Where’s the wage growth?

September, 2017

We are in the middle of preparing and reviewing the data for our quarterly investment conference. Everyone has an opinion but it is always worth examining the raw economic information coming out of Central Banks, Government statistics organisations and other global institutions such as the World Bank and the IMF.

Equally, it is always interesting to keep an eye on company statements to get a feel for what is happening on the ground and whether the two perspectives; top down and bottom up coincide.

Despite the wobbles over the summer it seems clear that the global economic expansion that has been underway for some time is set to continue. The data coming out of the US points to further albeit weak expansion, China looks stronger and more balanced by the day and the newsflow emanating from Europe is improving all the time.

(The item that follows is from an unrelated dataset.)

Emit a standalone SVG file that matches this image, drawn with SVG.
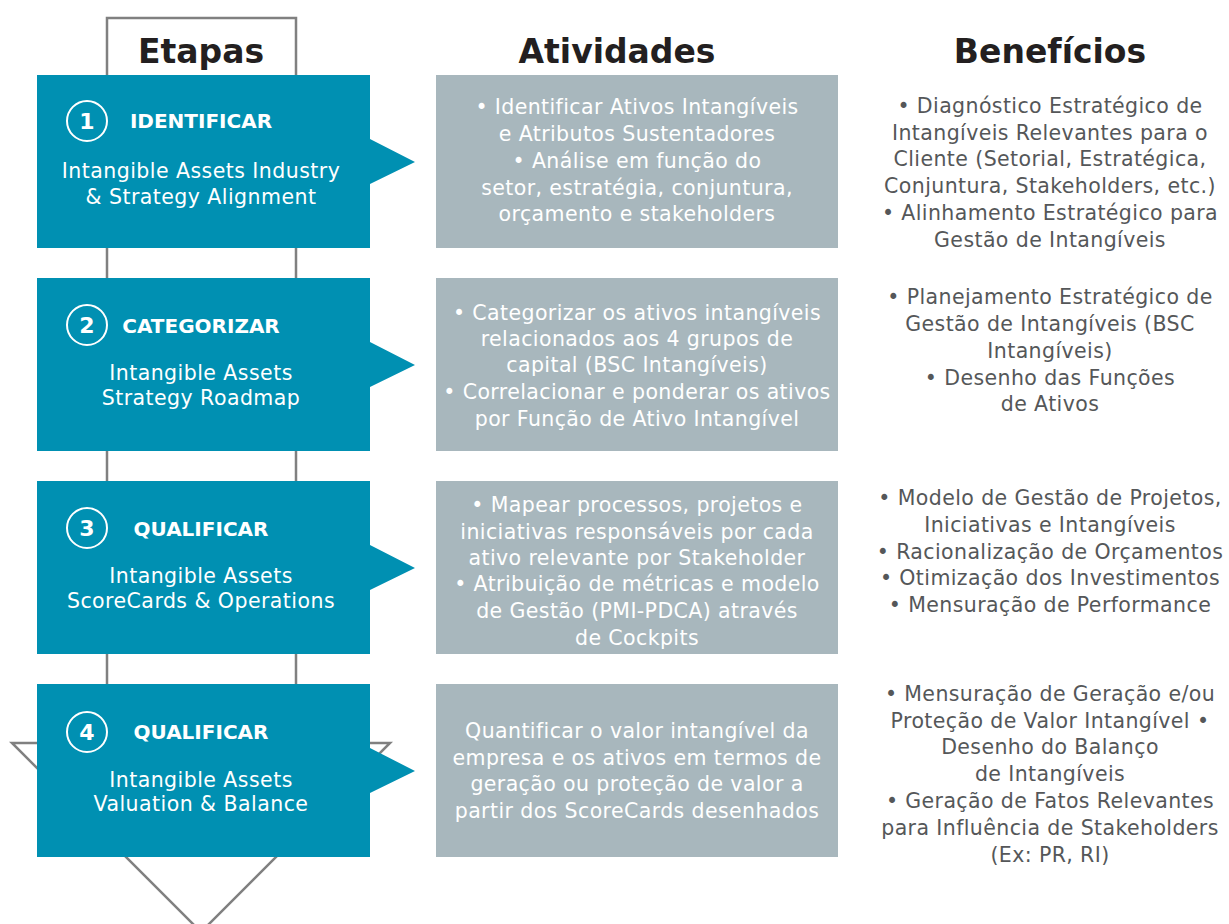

By contrast, the data in the UK is slowly deteriorating and a straw in the wind for the future is the step up in inflation this week as the weakened pound feeds into higher import costs. Interest rate forecasts in the UK have turned slightly more hawkish as Mark Carney and the MPC may have to deal with the very old fashioned British problem of stagnant growth and rising inflation. Raising interest rates in the face of weak economy coping with Brexit is not what the doctor ordered. In this respect the UK is sui generis.

Two issues jump out from the data: firstly, the key risk to the outlook appears to be geo-political rather than strictly economic. However, with the German elections this month, the European electoral cycle comes to an end and with it a return to more settled and perhaps, more global leadership, particularly from Germany.

The other, arguably more important, issue is that wage growth is virtually absent across the developed world. More than that, even in China wage growth has slowed from low double digits a decade ago to around 6% today and is on a downward trend. We’ve talked about weak productivity before in these pages but there are no real signs that any improvement is in sight.

A number of important consequences flow from that observation: firstly, the obvious point that aggregate spending can only increase via additional borrowing if incomes aren’t rising. Secondly, it implies that the world economy will remain “demand deficient” for the foreseeable future and thirdly that large scale QE programs will remain a feature of the economic landscape.

Yet even with a QE program that is four times as large as the US and Europe relative to GDP, Japan is still struggling to achieve a self-sustaining economic lift-off.

This is not to sound too negative a note surrounding the global economy. Data are generally improving but for this to spur further expansion we need to see some spillover into wage growth. After all, in the economy taken as a whole, “your spending is my income.”